A new optimization strategy, the influence of hollow electrode chamfers on the development of helium atmospheric pressure plasma jets

Abstract

This work suggests applying chamfering treatment to the plasma generator of the empty electrode structure. Enhancing the electrodes’ physical structure can significantly improve plasma characteristics without requiring intricate control systems. Experiments have shown that changes in the electrode’s shape can lead to changes in the formation of the atmospheric pressure plasma jet. Specifically, our observations indicate that an increase in the chamfer radius leads to an increase in the ignition voltage and a greater density of reactive species inside the jet. We developed a multi-channel equivalent circuit model to describe the discharge process of a plasma jet.

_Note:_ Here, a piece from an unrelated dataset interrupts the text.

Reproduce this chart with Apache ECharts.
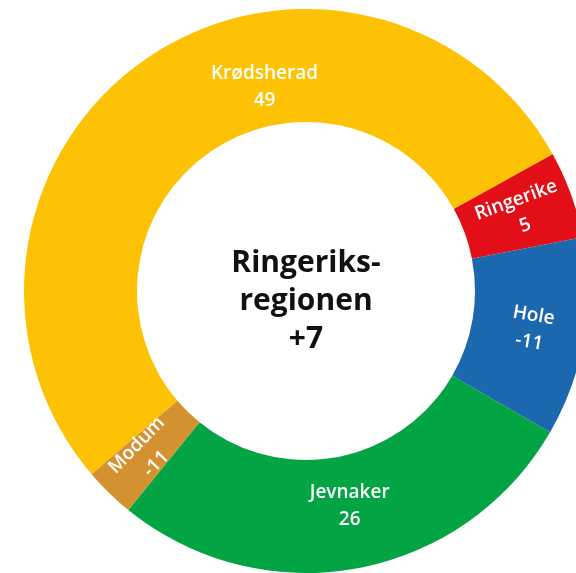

Then, using the mixed layer theory, we investigated the effect of the chamfer radius on the plasma jet. Our findings suggest that chamfering increases the effective discharge area, resulting in more discharge channels in the model. This leads to a higher density of reactive species. Additionally, chamfering improves the mixing of helium and air, increasing the concentration of N2 and O2. This consumes some of the avalanche electrons and raises the ignition voltages, ultimately enhancing the chemical reactivity of the plasma jet. This work provides new ideas for the optimization strategy of atmospheric pressure plasma radiation devices.